When I said that I’ve become a self-preservationist, I meant this: in the face of anything that threatens my world, I will fight tooth and nail for myself. This can apply to anything that’s internal or external. I’ve become a very proud individual, to levels at which I’d at times (in my moments of clarity) consider to be toxic as hell. I’ve blown up on people who I shouldn’t have. I've become calloused to the people I’m supposed to love and cherish. Vehemently argued against perspectives that challenged my worldview. I used to stand on a soapbox and preach against the sort of person I’ve turned into, so imagine how sobering it’s been for me in the past couple weeks to realize that in some ways I’ve become the exact same thing I used to despise.

If the dial before I started working on myself was pointing all the way toward self-hatred, I feel like I somehow rotated it toward the exact, polar-opposite direction. There’s supposed to be a balancing act between being strong for yourself and still holding on to your humanity for others, and I feel as though in some ways, I’ve lost myself in my efforts to find myself.
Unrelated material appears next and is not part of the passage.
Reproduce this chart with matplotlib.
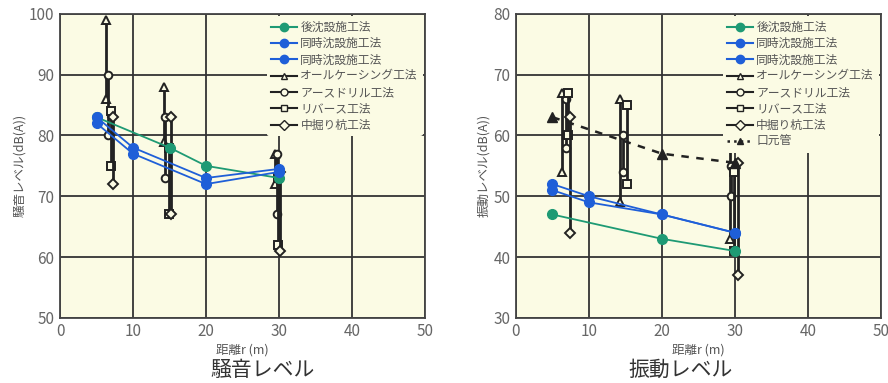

If there’s any message that I’m trying to present here, it’s this:

I’m sure that for many of us, weight loss is much more than just trying to be physically healthier. It’s very much a quest for redefining ourselves, and/or learning more about ourselves. Just make sure that you don’t lose sight of the things that you were supposed to be standing for in the process. The more I focused on myself, the less I focused on the fact that I share this life with so many other people, people who should matter more to me than the way I’ve treated them suggests.

I’ve certainly been a monster of my own creation. I need to be better.